• _What you have to do_
Take the lines from the beginning of the data below through the line holding "from matplotlib.patches import Rectangle" and return exactly those.

----- Available data -----

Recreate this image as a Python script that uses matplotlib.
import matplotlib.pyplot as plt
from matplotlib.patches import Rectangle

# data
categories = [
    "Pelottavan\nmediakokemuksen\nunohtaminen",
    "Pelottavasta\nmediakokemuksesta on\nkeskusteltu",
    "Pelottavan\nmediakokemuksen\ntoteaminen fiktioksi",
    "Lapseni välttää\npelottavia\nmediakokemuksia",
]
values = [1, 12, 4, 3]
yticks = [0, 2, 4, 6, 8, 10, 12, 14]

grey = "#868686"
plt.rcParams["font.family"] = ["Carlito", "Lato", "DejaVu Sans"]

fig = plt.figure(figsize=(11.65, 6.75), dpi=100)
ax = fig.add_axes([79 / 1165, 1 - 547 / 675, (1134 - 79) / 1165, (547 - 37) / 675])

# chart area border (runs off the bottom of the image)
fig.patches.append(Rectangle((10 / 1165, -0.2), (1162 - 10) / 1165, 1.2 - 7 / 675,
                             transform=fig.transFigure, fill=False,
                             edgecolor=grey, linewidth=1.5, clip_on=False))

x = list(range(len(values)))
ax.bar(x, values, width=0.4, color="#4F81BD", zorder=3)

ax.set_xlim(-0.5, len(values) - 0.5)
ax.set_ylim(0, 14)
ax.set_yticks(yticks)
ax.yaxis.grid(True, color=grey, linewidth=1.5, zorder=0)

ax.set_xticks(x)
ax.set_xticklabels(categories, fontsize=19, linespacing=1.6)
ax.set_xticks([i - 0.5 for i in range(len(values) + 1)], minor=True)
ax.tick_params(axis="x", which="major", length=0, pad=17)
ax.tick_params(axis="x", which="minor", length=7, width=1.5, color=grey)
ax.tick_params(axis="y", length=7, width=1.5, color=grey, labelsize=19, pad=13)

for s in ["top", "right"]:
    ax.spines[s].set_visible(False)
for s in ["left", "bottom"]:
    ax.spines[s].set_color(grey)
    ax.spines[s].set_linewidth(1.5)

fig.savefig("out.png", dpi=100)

-----

• _Solution for this exercise_
Recreate this image as a Python script that uses matplotlib.
import matplotlib.pyplot as plt
from matplotlib.patches import Rectangle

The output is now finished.